• _Exercise aim_
Search the material and gather each line with "matplotlib" in it.

• _Given data_
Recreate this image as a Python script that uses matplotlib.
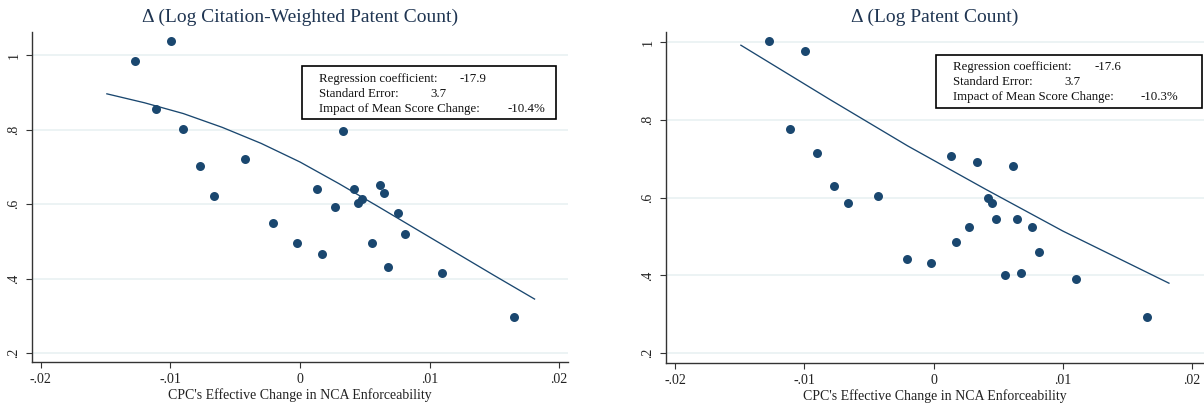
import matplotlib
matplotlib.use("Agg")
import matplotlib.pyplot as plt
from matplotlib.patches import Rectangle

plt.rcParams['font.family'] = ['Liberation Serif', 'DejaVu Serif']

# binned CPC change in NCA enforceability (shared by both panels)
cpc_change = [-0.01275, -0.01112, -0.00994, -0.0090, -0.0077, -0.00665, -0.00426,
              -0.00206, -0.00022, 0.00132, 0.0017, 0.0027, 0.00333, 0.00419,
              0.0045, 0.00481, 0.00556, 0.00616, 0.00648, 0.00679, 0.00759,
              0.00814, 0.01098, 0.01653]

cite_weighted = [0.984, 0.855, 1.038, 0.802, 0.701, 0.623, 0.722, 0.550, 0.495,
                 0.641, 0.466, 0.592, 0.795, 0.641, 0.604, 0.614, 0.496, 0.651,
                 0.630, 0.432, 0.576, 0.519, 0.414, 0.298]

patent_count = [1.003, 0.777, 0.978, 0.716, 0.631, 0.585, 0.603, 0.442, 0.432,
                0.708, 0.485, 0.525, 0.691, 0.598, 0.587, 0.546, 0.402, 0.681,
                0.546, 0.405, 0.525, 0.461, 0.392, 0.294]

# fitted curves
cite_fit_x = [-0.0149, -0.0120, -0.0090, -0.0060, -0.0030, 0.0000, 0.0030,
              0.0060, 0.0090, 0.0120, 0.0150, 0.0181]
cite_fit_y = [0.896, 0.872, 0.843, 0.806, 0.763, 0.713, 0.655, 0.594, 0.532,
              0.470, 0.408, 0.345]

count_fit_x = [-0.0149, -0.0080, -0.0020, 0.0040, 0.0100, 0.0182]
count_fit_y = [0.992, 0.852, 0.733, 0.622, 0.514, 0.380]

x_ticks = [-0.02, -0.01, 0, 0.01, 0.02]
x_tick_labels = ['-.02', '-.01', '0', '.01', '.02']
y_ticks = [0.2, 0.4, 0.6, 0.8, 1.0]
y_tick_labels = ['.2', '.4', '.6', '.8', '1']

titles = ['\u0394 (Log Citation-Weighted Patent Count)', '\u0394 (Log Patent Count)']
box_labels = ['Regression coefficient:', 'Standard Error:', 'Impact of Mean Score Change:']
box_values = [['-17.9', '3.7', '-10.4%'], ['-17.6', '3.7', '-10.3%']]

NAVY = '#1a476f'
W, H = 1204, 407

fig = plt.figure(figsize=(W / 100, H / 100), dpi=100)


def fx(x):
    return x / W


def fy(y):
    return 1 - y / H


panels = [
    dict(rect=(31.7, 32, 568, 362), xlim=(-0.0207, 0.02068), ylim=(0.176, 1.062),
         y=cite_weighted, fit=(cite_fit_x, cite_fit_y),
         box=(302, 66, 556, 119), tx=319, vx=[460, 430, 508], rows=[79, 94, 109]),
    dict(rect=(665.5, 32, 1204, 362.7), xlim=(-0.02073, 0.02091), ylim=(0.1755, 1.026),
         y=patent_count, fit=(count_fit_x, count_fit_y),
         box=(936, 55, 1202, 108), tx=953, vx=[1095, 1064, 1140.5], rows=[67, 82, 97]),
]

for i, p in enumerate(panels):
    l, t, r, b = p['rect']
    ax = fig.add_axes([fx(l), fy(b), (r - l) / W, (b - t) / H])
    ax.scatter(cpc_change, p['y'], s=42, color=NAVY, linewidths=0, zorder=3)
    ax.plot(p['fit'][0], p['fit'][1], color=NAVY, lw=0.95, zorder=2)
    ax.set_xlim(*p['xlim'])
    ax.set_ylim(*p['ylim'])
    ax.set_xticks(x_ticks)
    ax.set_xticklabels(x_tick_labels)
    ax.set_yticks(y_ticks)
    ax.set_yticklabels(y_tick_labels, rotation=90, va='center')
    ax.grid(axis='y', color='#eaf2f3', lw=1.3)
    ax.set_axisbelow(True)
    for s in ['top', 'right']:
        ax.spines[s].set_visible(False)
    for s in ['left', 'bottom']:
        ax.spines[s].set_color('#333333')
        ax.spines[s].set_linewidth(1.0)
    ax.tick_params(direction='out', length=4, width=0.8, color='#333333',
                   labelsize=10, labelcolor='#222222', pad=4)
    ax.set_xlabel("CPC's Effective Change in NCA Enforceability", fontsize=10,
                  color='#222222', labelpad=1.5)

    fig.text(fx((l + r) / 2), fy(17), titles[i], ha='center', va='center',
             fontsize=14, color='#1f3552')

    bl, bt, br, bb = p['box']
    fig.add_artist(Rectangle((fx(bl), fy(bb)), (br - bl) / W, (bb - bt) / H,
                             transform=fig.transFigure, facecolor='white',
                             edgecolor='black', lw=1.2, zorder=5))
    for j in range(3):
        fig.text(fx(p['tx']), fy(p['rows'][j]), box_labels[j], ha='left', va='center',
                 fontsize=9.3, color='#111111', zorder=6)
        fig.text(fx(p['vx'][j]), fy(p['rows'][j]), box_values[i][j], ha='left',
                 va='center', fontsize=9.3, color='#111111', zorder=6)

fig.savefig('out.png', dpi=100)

• _Task response_
Recreate this image as a Python script that uses matplotlib.
import matplotlib
matplotlib.use("Agg")
import matplotlib.pyplot as plt
from matplotlib.patches import Rectangle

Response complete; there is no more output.